The Ilkorindi did not travel with their race to Aman before the First Age and never lived in the city of Kôr, but instead established the kingdom of Doriath. Some of them, called Hisildi, preferred to separate from their kin, remaining in Koivië-néni and chosing the powerful wizard as their king. The wise Hisildë Nuin discovered Men in Murmenalda before their Awakening. Finally Ermon and Elmir, the first two Men, awoke, witnessing the first sunrise in the West. Nuin taught them to speak, and for this reason he gained the nickname Father of Speech.[1] While the Men grew in stature and knowledge, Tû "faded before the Sun and hid in the bottomless caverns". In Palisor Elves and Men lived together in peace, but Fankil, a servant of Melko, alienated most of the Men against the Elves. Thus, when the War of Palisor between the Elves and the army of Melko, formed by Goblins and Nauglath, broke out, only the folk of Ermon remained faithful to the Elves. Nuin died in the war, but in the end Tareg, the leader of the Ilkorindi, came in to help his eastern kin, while the exiled Gnomes, guided by Nólemë, fought against Melko in the northwest of the Great Lands.

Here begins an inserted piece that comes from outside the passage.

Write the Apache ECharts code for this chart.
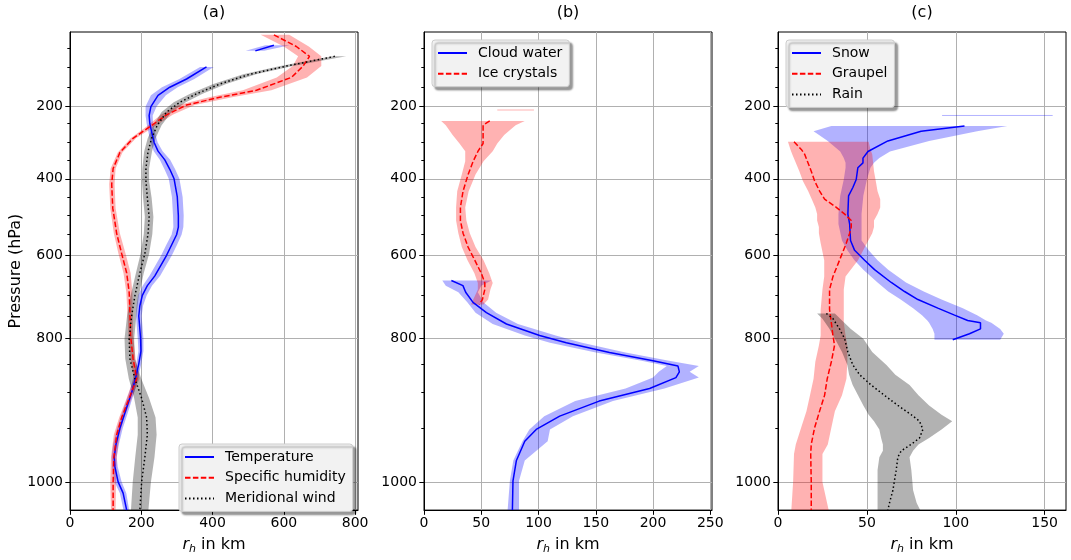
<!DOCTYPE html>
<html><head><meta charset="utf-8">
<script src="https://cdn.jsdelivr.net/npm/echarts@6/dist/echarts.min.js"></script>
<style>html,body{margin:0;padding:0;background:#fff}#c{width:1071px;height:560px}</style>
</head><body><div id="c"></div>
<script>
// ---- pressure axis scale (model-level spacing: hPa -> fraction of axis height) ----
const P_SCALE_HPA = [10,50,100,150,200,250,300,350,400,450,500,550,600,650,700,750,800,850,900,950,1000,1020];
const P_SCALE_POS = [0,0.0337,0.0746,0.1155,0.156,0.1918,0.231,0.2674,0.307,0.345,0.384,0.424,0.467,0.510,0.551,0.594,0.6405,0.694,0.754,0.829,0.941,1];
const P_MAJOR = [200,400,600,800,1000];
const P_MINOR = [50,100,150,250,300,350,450,500,550,650,700,750,850,900,950];

// ---- x axes ----
const X_TICKS_A = [0,200,400,600,800];  const X_MAX_A = 808;
const X_TICKS_B = [0,50,100,150,200,250]; const X_MAX_B = 251.5;
const X_TICKS_C = [0,50,100,150];         const X_MAX_C = 162;

// ---- panel titles / legends ----
const PANEL_TITLES = ['(a)','(b)','(c)'];
const LEGEND_A = ['Temperature','Specific humidity','Meridional wind'];
const LEGEND_B = ['Cloud water','Ice crystals'];
const LEGEND_C = ['Snow','Graupel','Rain'];

// ---- panel (a) ----
const TEMP_P   = [43,57,null,98,129,150,171,200,226,250,272,300,325,350,375,400,450,500,530,550,575,600,650,675,700,725,750,800,825,850,875,900,921,950,965,977,986,1000,1008,1020];
const TEMP_MID = [572,520,null,383,327,280,247,227,222,224,229,236,247,266,280,292,301,304,304,299,285,271,238,217,203,196,193,198,199,193,184,173,159,140,129,124,126,135,149,159];
const TEMP_LO  = [548,493,null,365,307,258,227,212,212,215,220,226,235,252,265,277,286,289,290,285,270,256,223,204,191,187,185,190,192,186,177,166,151,132,121,117,118,125,140,150];
const TEMP_HI  = [616,545,null,403,349,302,269,243,232,233,238,246,260,281,295,307,316,319,318,313,300,286,253,230,215,205,201,206,206,200,191,180,167,148,137,131,134,145,158,166];

const QV_P   = [17,46,71,96,125,158,176,196,224,258,289,329,373,415,480,547,596,643,692,742,794,840,876,912,935,956,977,1000,1020];
const QV_MID = [572,635,672,654,621,523,420,327,271,224,177,140,121,117,120,131,145,159,166,168,170,177,187,163,145,131,123,121,121];
const QV_LO  = [535,600,640,625,580,485,390,305,255,214,170,134,114,110,113,123,136,150,158,161,164,170,179,156,138,123,115,113,115];
const QV_HI  = [615,670,705,705,665,565,455,350,288,236,185,147,128,125,128,140,156,170,175,176,177,184,195,170,152,139,131,129,128];

const V_P   = [71,96,117,142,167,189,216,254,289,326,372,406,452,504,548,596,643,701,750,801,840,876,908,935,956,977,1000,1020];
const V_MID = [743,607,504,420,355,308,271,245,229,219,213,213,217,222,219,210,196,182,173,166,168,182,201,215,217,210,201,196];
const V_LO  = [735,590,486,402,337,291,257,234,218,208,203,202,205,210,207,198,185,170,160,153,155,165,180,190,190,183,176,171];
const V_HI  = [775,625,522,438,372,325,285,257,240,230,222,222,229,234,231,222,207,193,186,180,182,200,222,240,243,237,227,220];

// ---- panel (b) ----
const QC_P   = [662,675,692,717,742,768,794,809,828,844,854,864,874,893,912,933,951,962,980,999,1020];
const QC_MID = [23.9,34,36.4,42.8,54.5,72,101,124.3,162,200,221.8,223,220,197,153,118.5,98,88,80.7,77.7,77.2];
const QC_LO  = [16,19,30,38,45,60,88,110,150,190,212,205,200,176,132,105,92,86,78,75,73];
const QC_HI  = [58.8,50,47,52,63,82,115,138,176,214,240,232,240,210,165,130,110,108,88,83,83];

const QI_P   = [210,null,242,254,280,303,325,354,389,434,478,513,546,580,612,644,668,685,710,722];
const QI_MID = [null,null,57.4,51.6,51.6,51.6,47.2,42.9,38.5,34.1,31.8,31.8,34.1,38.5,44.3,50.1,53.1,53.1,51,48.1];
const QI_LO  = [64,null,15,19,25,31,36,36,33,29,28,28,30,33,38,44,47,47,43,41];
const QI_HI  = [96,null,88,80,70,64,60,52,45,39,36,37,40,45,52,57,60,58,56,52];

// ---- panel (c) ----
const QS_P   = [226,null,256,270,296,326,345,358,371,402,424,447,496,522,564,588,612,635,667,690,710,731,748,760,765,779,790,803];
const QS_MID = [null,null,104.9,80.5,61.8,50.6,47.8,47.8,44.9,44,42.1,39.7,39.3,40.3,40.8,43.1,48.7,54.3,63.7,71.2,78.7,89.9,99.3,106.7,113.9,113.9,107.7,98.3];
const QS_LO  = [92.3,null,30,20,28,35,37,38,38,37,36,35,34,34,36,39,43,48,56,62,69,76,81,84,85,87,88,88];
const QS_HI  = [154.5,null,129,112,85,63,57,54,52,50,49,48,47,47,47,51,56,62,72,82,92,104,112,117,120,125,127,125];

const QG_P   = [298,320,334,380,406,434,456,478,496,513,530,546,571,612,652,685,734,765,794,814,846,876,904,926,949,965,974,1000,1020];
const QG_MID = [9,13.1,15,18.7,20.6,23.4,26.2,32.8,37.5,41.2,41.2,40.3,38.4,34.6,30.9,29,29,30,30.9,31.8,30,27.7,26.2,23.4,20.6,18.7,18.4,18.7,18.7];
const QG_LO  = [5.6,7,8,12,14,17,19,21,22,22,23,23,24,26,26,25,24,24,24,23,21,20,18,16,13,10,9,8.5,7.5];
const QG_HI  = [51,52,53,54,55,56,57.5,57.5,56,54,54,53,50,45,38,37,37,37,38,39,39,38.5,36,32,30,28,25,25,28.5];

const QR_P   = [744,756,779,801,827,852,869,887,904,918,931,940,951,959,965,971,977,989,1006,1015,1020];
const QR_MID = [27.2,30.9,34.6,37.5,39.3,42.1,45.9,52.4,59.9,67.4,74.9,79.6,81.5,79.6,74.9,69.3,67.4,66.5,64.6,62.7,61.8];
const QR_LO  = [22,25,29,32,36,39,40,42,45,48,51,54,57,58,59,59,57,56,56,56,56];
const QR_HI  = [32,35,41,48,53,61,66,74,79,85,92,98,92,85,79,76,74,75,76,78,80];

// ================= helpers =================
function pToPos(p){
  const P=P_SCALE_HPA, T=P_SCALE_POS;
  if (p<=P[0]) return T[0];
  for (let i=1;i<P.length;i++){ if (p<=P[i]){ const f=(p-P[i-1])/(P[i]-P[i-1]); return T[i-1]+f*(T[i]-T[i-1]); } }
  return T[T.length-1];
}
function posToP(t){
  const P=P_SCALE_HPA, T=P_SCALE_POS;
  if (t<=T[0]) return P[0];
  for (let i=1;i<T.length;i++){ if (t<=T[i]+1e-9){ const f=(t-T[i-1])/(T[i]-T[i-1]); return P[i-1]+f*(P[i]-P[i-1]); } }
  return P[P.length-1];
}
const FONT = 'DejaVu Sans';
const TICK_FS = 14, LABEL_FS = 16;
const BLUE='#0000ff', RED='#ff0000', BLACK='#000000';
const BAND_BLUE='rgba(0,0,255,0.3)', BAND_RED='rgba(255,0,0,0.3)', BAND_GRAY='rgba(0,0,0,0.3)';
const DASH=[5.5,2.4], DOT=[1.5,2.5];

function segments(p, lo, hi){
  const segs=[]; let cur=[];
  for (let i=0;i<p.length;i++){
    if (p[i]==null || lo[i]==null){ if(cur.length) segs.push(cur); cur=[]; continue; }
    cur.push({p:p[i], lo:lo[i], hi:hi[i]});
  }
  if (cur.length) segs.push(cur);
  return segs;
}
function bandSeries(gi, p, lo, hi, color){
  const segs = segments(p, lo, hi);
  return {
    type:'custom', xAxisIndex:gi, yAxisIndex:gi*2, silent:true, z:1, clip:true,
    data: segs.map(s=>[s[0].lo, pToPos(s[0].p)]),
    renderItem: function(params, api){
      const s = segs[params.dataIndex];
      const pts = s.map(d=>api.coord([d.lo, pToPos(d.p)]))
        .concat(s.slice().reverse().map(d=>api.coord([d.hi, pToPos(d.p)])));
      if (s.length===1) return {type:'polyline', shape:{points:pts}, style:{stroke:color, lineWidth:1, fill:null}};
      return {type:'polygon', shape:{points:pts}, style:{fill:color}};
    }
  };
}
function lineSeries(gi, name, p, mid, color, dash){
  return {
    type:'line', name:name, xAxisIndex:gi, yAxisIndex:gi*2, z:3,
    data: p.map((pp,i)=> (pp==null || mid[i]==null) ? ['-','-'] : [mid[i], pToPos(pp)]),
    symbol:'none', showSymbol:false, connectNulls:false, clip:true,
    lineStyle:{color:color, width:1.5, type: dash || 'solid', cap:'butt'},
    itemStyle:{color:color}
  };
}

const GRIDS = [
  {left:70, top:32, width:288, height:485},
  {left:424, top:32, width:288, height:485},
  {left:778, top:32, width:288, height:485}
];
const X_TICKS=[X_TICKS_A,X_TICKS_B,X_TICKS_C], X_MAX=[X_MAX_A,X_MAX_B,X_MAX_C];
const MAJOR_POS = P_MAJOR.map(pToPos), MINOR_POS = P_MINOR.map(pToPos);

const xAxes = GRIDS.map((g,i)=>({
  type:'value', gridIndex:i, min:0, max:X_MAX[i], position:'bottom',
  axisLine:{show:true, onZero:false, lineStyle:{color:'#000', width:1}},
  axisTick:{show:true, length:4.7, customValues:X_TICKS[i], lineStyle:{color:'#000', width:1}},
  axisLabel:{customValues:X_TICKS[i], fontSize:TICK_FS, color:'#000', fontFamily:FONT, margin:6},
  splitLine:{show:true, lineStyle:{color:'#b0b0b0', width:1}},
  name:'{i|r}{s|h}{n| in km}', nameLocation:'middle', nameGap:22,
  nameTextStyle:{color:'#000', fontFamily:FONT, fontSize:LABEL_FS, rich:{
    i:{fontStyle:'italic', fontSize:LABEL_FS, fontFamily:FONT, color:'#000', lineHeight:20},
    s:{fontStyle:'italic', fontSize:11, fontFamily:FONT, color:'#000', lineHeight:11, padding:[9,0,0,0]},
    n:{fontSize:LABEL_FS, fontFamily:FONT, color:'#000', lineHeight:20}
  }}
}));
const yAxes = [];
GRIDS.forEach((g,i)=>{
  yAxes.push({
    type:'value', gridIndex:i, min:0, max:1, inverse:true, position:'left',
    axisLine:{show:true, lineStyle:{color:'#000', width:1}},
    axisTick:{show:true, length:4.7, customValues:MAJOR_POS, lineStyle:{color:'#000', width:1}},
    axisLabel:{customValues:MAJOR_POS, formatter:v=>String(Math.round(posToP(v))), fontSize:TICK_FS, color:'#000', fontFamily:FONT, margin:7},
    splitLine:{show:true, lineStyle:{color:'#b0b0b0', width:1}},
    name: i===0 ? 'Pressure (hPa)' : '', nameLocation:'middle', nameGap:44, nameRotate:90,
    nameTextStyle:{color:'#000', fontFamily:FONT, fontSize:LABEL_FS}
  });
  yAxes.push({
    type:'value', gridIndex:i, min:0, max:1, inverse:true, position:'left',
    axisLine:{show:false},
    axisTick:{show:true, length:2.7, customValues:MINOR_POS, lineStyle:{color:'#000', width:1}},
    axisLabel:{show:false}, splitLine:{show:false}
  });
});

const legendCommon = {
  orient:'vertical', itemWidth:29, itemHeight:16, itemGap:4.7, selectedMode:false,
  itemStyle:{opacity:0},
  textStyle:{fontSize:TICK_FS, color:'#000', fontFamily:FONT, lineHeight:16, padding:[0,0,0,6]},
  backgroundColor:'#f2f2f2', borderColor:'#cccccc', borderWidth:1, borderRadius:3,
  shadowColor:'rgba(0,0,0,0.4)', shadowBlur:2, shadowOffsetX:3, shadowOffsetY:3,
  padding:[5,7,5,5]
};

const option = {
  animation:false,
  backgroundColor:'#ffffff',
  title: PANEL_TITLES.map((t,i)=>({
    text:t, left: GRIDS[i].left + GRIDS[i].width/2, top:5, textAlign:'center', padding:0,
    textStyle:{fontSize:LABEL_FS, fontWeight:'normal', color:'#000', fontFamily:FONT}
  })),
  grid: GRIDS.map(g=>Object.assign({show:true, borderColor:'#000', borderWidth:1, backgroundColor:'transparent', containLabel:false}, g)),
  xAxis: xAxes,
  yAxis: yAxes,
  legend: [
    Object.assign({data:LEGEND_A, left:179, top:444}, legendCommon),
    Object.assign({data:LEGEND_B, left:432, top:40}, legendCommon),
    Object.assign({data:LEGEND_C, left:786, top:40}, legendCommon)
  ],
  series: [
    bandSeries(0, TEMP_P, TEMP_LO, TEMP_HI, BAND_BLUE),
    bandSeries(0, QV_P, QV_LO, QV_HI, BAND_RED),
    bandSeries(0, V_P, V_LO, V_HI, BAND_GRAY),
    bandSeries(1, QC_P, QC_LO, QC_HI, BAND_BLUE),
    bandSeries(1, QI_P, QI_LO, QI_HI, BAND_RED),
    bandSeries(2, QS_P, QS_LO, QS_HI, BAND_BLUE),
    bandSeries(2, QG_P, QG_LO, QG_HI, BAND_RED),
    bandSeries(2, QR_P, QR_LO, QR_HI, BAND_GRAY),
    lineSeries(0, 'Temperature', TEMP_P, TEMP_MID, BLUE),
    lineSeries(0, 'Specific humidity', QV_P, QV_MID, RED, DASH),
    lineSeries(0, 'Meridional wind', V_P, V_MID, BLACK, DOT),
    lineSeries(1, 'Cloud water', QC_P, QC_MID, BLUE),
    lineSeries(1, 'Ice crystals', QI_P, QI_MID, RED, DASH),
    lineSeries(2, 'Snow', QS_P, QS_MID, BLUE),
    lineSeries(2, 'Graupel', QG_P, QG_MID, RED, DASH),
    lineSeries(2, 'Rain', QR_P, QR_MID, BLACK, DOT)
  ]
};
const chart = echarts.init(document.getElementById('c'), null, {renderer:'canvas'});
chart.setOption(option);
</script>
</body></html>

After the war, Tareg and his people, along with Ermon and his folk, move westward reaching the river Sirion in the northwest of the Great Lands.[1] There they seal they alliance with the Gnomes at a "Feast of Reunion", and after that they fought together at Gorfalong in the Battle of Unnumbered Tears against Melko and his host of monsters and wicked Men.[1] Men called the Ilkorins who inhabited the Hisilómë before them "Shadow Folk".[2]

Behind the scenes[]

The Ilkorindi an Elven kindred only appear in The Book of Lost Tales[1][3] and their language, Ilkorin, was also was a temporary concept.

Etymology[]

The term Ilkorindi means "not of Kôr" in Middle Quenya, while Hisildi means "Twilight People, Dark Elves" in Early Quenya.[4]